You are in soooo much trouble. One Cichlid tank only leads to the next!!!  Good Luck!


----------



## stalefish83 (May 22, 2014)

Akari_32 said:


> You can always set up a nice pond and landscape around it. She gets to keep her goldfish, and maybe even get more, and you get your Africans. And you both get a nice place to sit around outside


I spent the whole weekend trying to convince my wife that this was the best plan... I even tried to get my friends to go along with me (some would, some sided with her). In short, that's a no-go


----------



## Akari_32 (May 20, 2014)

stalefish83 said:


> Akari_32 said:
> 
> 
> > You can always set up a nice pond and landscape around it. She gets to keep her goldfish, and maybe even get more, and you get your Africans. And you both get a nice place to sit around outside
> ...


Too bad  I love my ponds.

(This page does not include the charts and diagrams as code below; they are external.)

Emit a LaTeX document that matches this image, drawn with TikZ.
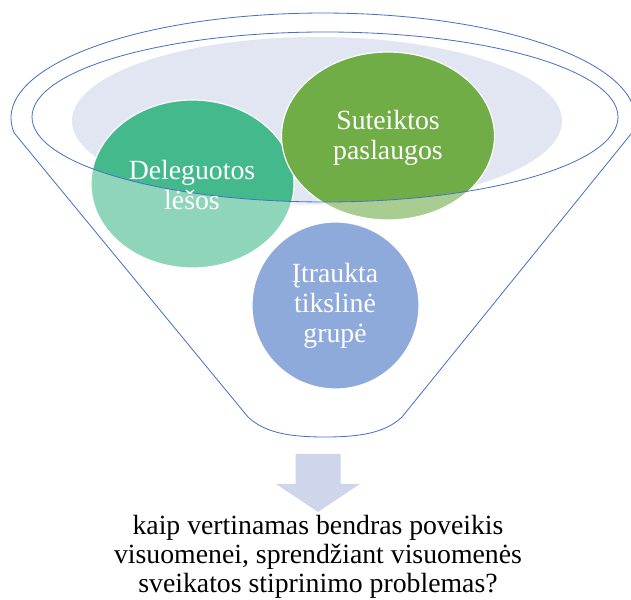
\documentclass[tikz,border=0pt]{standalone}
\usepackage{fontspec}
\setmainfont{Liberation Serif}
\newfontfamily\timesfont{Liberation Serif}

\definecolor{tealball}{RGB}{68,186,140}
\definecolor{greenball}{RGB}{112,173,71}
\definecolor{blueball}{RGB}{68,114,196}
\definecolor{rimline}{RGB}{68,114,196}
\definecolor{mouth}{RGB}{226,230,242}
\definecolor{downarrow}{RGB}{207,213,234}

\tikzset{
  ball/.style={draw=white, line width=1pt},
  balltext/.style={text=white, align=center, inner sep=0pt, font=\timesfont\fontsize{23.7}{25.5}\selectfont},
  question/.style={text=black, align=center, inner sep=0pt, font=\timesfont\fontsize{23.7}{24.7}\selectfont},
  rim/.style={draw=rimline, line width=0.7pt}
}

\begin{document}
\begin{tikzpicture}[x=0.03cm, y=-0.03cm]
\clip (0,0) rectangle (631,600);
% mouth of the funnel
\fill[mouth] (317,121) ellipse (245 and 84);
% balls
\path[fill=tealball, ball] (192.5,184) ellipse (101.5 and 84);
\path[fill=greenball, ball] (388,136) ellipse (106.5 and 84);
\path[fill=blueball, ball] (335.5,305.5) ellipse (83.5 and 83.5);
% funnel body over the balls
\fill[white, fill opacity=0.4, even odd rule] (14.2,133) arc[start angle=171.8, end angle=368.2, x radius=312, y radius=105]
  -- (402,417) .. controls (385,433) and (360,437) .. (325,437) .. controls (290,437) and (265,433) .. (248,417) -- cycle
  (325,117) ellipse (293 and 85);
\draw[rim] (14.2,133) arc[start angle=171.8, end angle=368.2, x radius=312, y radius=105]
  -- (402,417) .. controls (385,433) and (360,437) .. (325,437) .. controls (290,437) and (265,433) .. (248,417) -- cycle;
\draw[rim] (325,117) ellipse (293 and 85);
% texts
\node[balltext] (lesos) at (192,185) {Deleguotos\\lėšos};
\node[balltext] (paslaugos) at (388,138) {Suteiktos\\paslaugos};
\node[balltext] (grupe) at (335,306) {Įtraukta\\tikslinė\\grupė};
% arrow and question
\fill[downarrow] (295.5,454) -- (340.5,454) -- (340.5,484) -- (360,484) -- (318,512) -- (276,484) -- (295.5,484) -- cycle;
\node[question] (klausimas) at (318,557) {kaip vertinamas bendras poveikis\\visuomenei, sprendžiant visuomenės\\sveikatos stiprinimo problemas?};
\end{tikzpicture}
\end{document}
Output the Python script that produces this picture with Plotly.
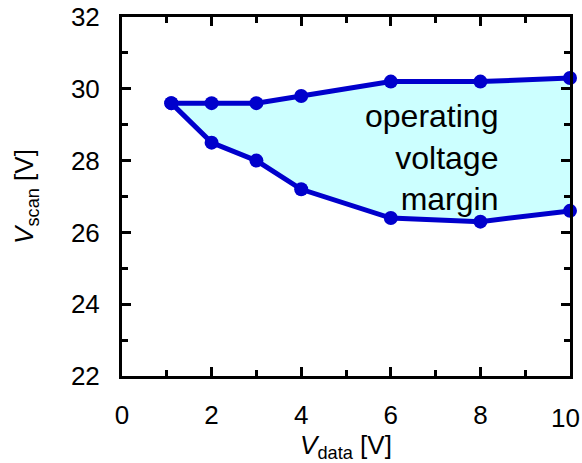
import plotly.graph_objects as go

x_upper = [1.1, 2, 3, 4, 6, 8, 10]
v_upper = [29.6, 29.6, 29.6, 29.8, 30.2, 30.2, 30.3]
x_lower = [1.1, 2, 3, 4, 6, 8, 10]
v_lower = [29.6, 28.5, 28.0, 27.2, 26.4, 26.3, 26.6]

x_ticks = [0, 2, 4, 6, 8, 10]
y_ticks = [22, 24, 26, 28, 30, 32]

line_color = "#0000cc"
fill_color = "#ccffff"
font = "Liberation Sans, Arial, sans-serif"
tick_size = 26

fig = go.Figure()
fig.add_trace(go.Scatter(
    x=x_upper + x_lower[::-1], y=v_upper + v_lower[::-1],
    fill="toself", fillcolor=fill_color, mode="none", hoverinfo="skip", showlegend=False))
for xs, ys in [(x_upper, v_upper), (x_lower, v_lower)]:
    fig.add_trace(go.Scatter(
        x=xs, y=ys, mode="lines+markers",
        line=dict(color=line_color, width=5),
        marker=dict(color=line_color, size=14),
        cliponaxis=False, showlegend=False))

fig.add_annotation(x=8.44, y=28.1, text="operating<br>voltage<br>margin",
                   showarrow=False, font=dict(family=font, size=32, color="black"),
                   align="right", xanchor="right", yanchor="middle")

# last x tick label, nudged inward so it stays inside the page
fig.add_annotation(x=x_ticks[-1], y=y_ticks[0], text=str(x_ticks[-1]),
                   showarrow=False, font=dict(family=font, size=tick_size, color="black"),
                   xanchor="center", yanchor="top", xshift=-5, yshift=-25)

axis_common = dict(
    showline=True, linecolor="black", linewidth=3, mirror="allticks",
    ticks="inside", ticklen=9, tickwidth=3, tickcolor="black",
    showgrid=False, zeroline=False, automargin=False,
    tickfont=dict(family=font, size=tick_size, color="black"),
    ticklabelstandoff=14,
    minor=dict(ticks="inside", ticklen=6, tickwidth=3, tickcolor="black", dtick=1, showgrid=False),
)

fig.update_xaxes(range=[0, 10], tickmode="array", tickvals=x_ticks,
                 ticktext=[str(v) for v in x_ticks[:-1]] + [""],
                 title=dict(text="<i>V</i><sub>data</sub> [V]",
                            font=dict(family=font, size=26, color="black"), standoff=4),
                 **axis_common)
fig.update_yaxes(range=[22, 32], tickmode="array", tickvals=y_ticks,
                 title=dict(text="<i>V</i><sub>scan</sub> [V]",
                            font=dict(family=font, size=26, color="black"), standoff=30),
                 **axis_common)

fig.update_layout(
    width=582, height=463,
    margin=dict(l=122, r=12, t=17, b=87),
    plot_bgcolor="white", paper_bgcolor="white",
)

fig.write_html("out.html")
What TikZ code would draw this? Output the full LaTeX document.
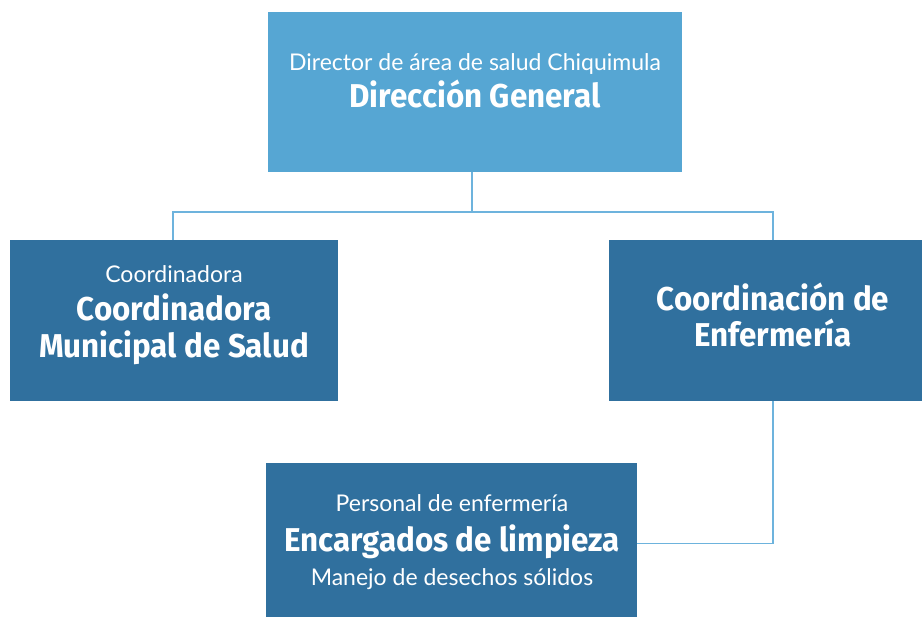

Sounds like the only other option is another tank, then. MTS at it's finest right there LOL


----------



## Demasoni1 (Apr 9, 2014)

stalefish83 said:


> Akari_32 said:
> 
> 
> > You can always set up a nice pond and landscape around it. She gets to keep her goldfish, and maybe even get more, and you get your Africans. And you both get a nice place to sit around outside
> ...


And you call them friends?


----------



## stalefish83 (May 22, 2014)

Akari_32 said:


> stalefish83 said:
> 
> 
> > Akari_32 said:
> ...


That or I "accidentally" put a couple drops of soap in the goldfish tank. Oooops. ...Kidding! Kidding. I am only kidding

...that would ruin the whole tank :lol:


----------



## stalefish83 (May 22, 2014)

Seriously, though. I would never do that



Demasoni1 said:


> stalefish83 said:
> 
> 
> > Akari_32 said:
> ...


Right? I mean, c'mon!!!


----------



## Demasoni1 (Apr 9, 2014)

lol


----------



## chopsteeks (Jul 23, 2013)

Let me send your wife a gift certificate from local LFS for ...yes more goldfish !! :dancing:


----------